Just wanted to share a great recipe for the grill.

Marinate your venison steaks in Esse's South American Steak Sauce for about 8 hours. Put the steaks on the grill and add a dash of salt.

Great way to make a good venison steak.


----------



## bwnelson (Oct 29, 2002)

Amen to Esse's! Makes a great base for jerky marinade too ... figure a 1/4 cup per lb of thin sliced venison. add 1/4 t cayanne pepper, 1/2 t liquid smoke and 2 t kosher salt.
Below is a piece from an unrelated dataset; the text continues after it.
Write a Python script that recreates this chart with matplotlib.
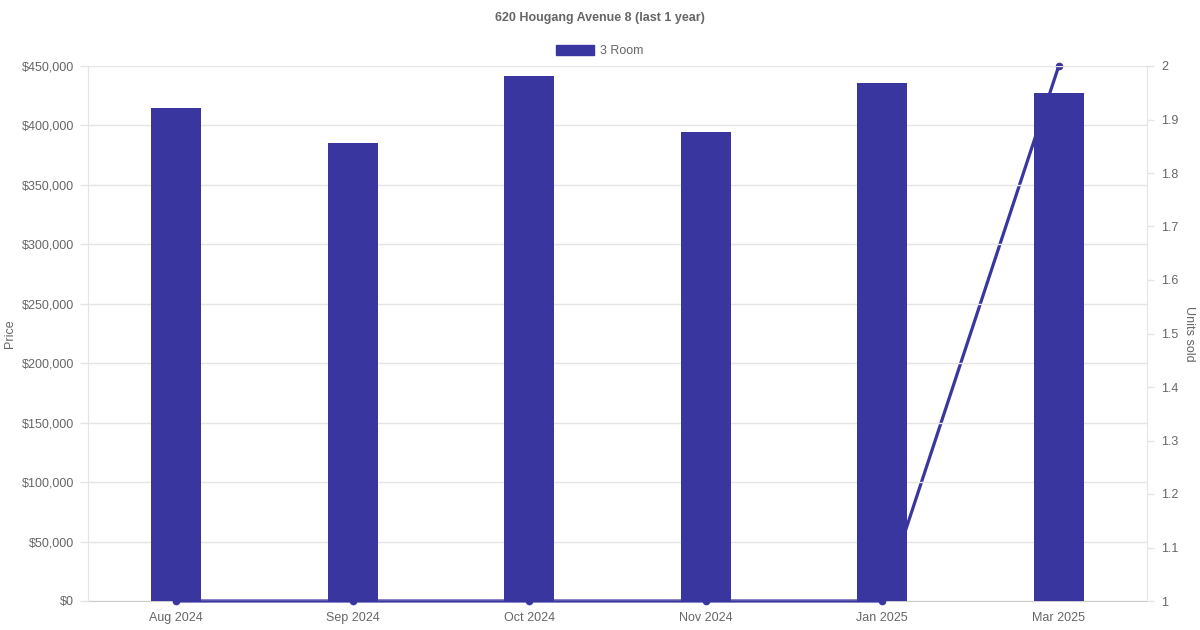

Soak overnight with weight on top and toss on the dehydrator.

Foolproof.

Also love using Esse's for Teal Mignon ... cover teal breast fillet's in Janes Crazy Pepper ... soak in Esse's for an hour ... wrap with 1/2 cooked thick bacon, skewer with toothpicks and grill over high heat for 5-7 minutes flipping every minute until bacon is cooked and duck is rare/med-rare.


----------



## djleye (Nov 14, 2002)

Where do you buy Esses seasoning....Any grocery store???? I have never heard of it!!


----------



## bwnelson (Oct 29, 2002)

I can't get it up here. Usually buy it at 13th Ave. Hornbachers or Cash Wise when I get to Fargo.

Look in the butcher section. Comes in 8oz glass jars with light blue labels. Dark liquid (probably soy sauce based).

It is the bomb.


----------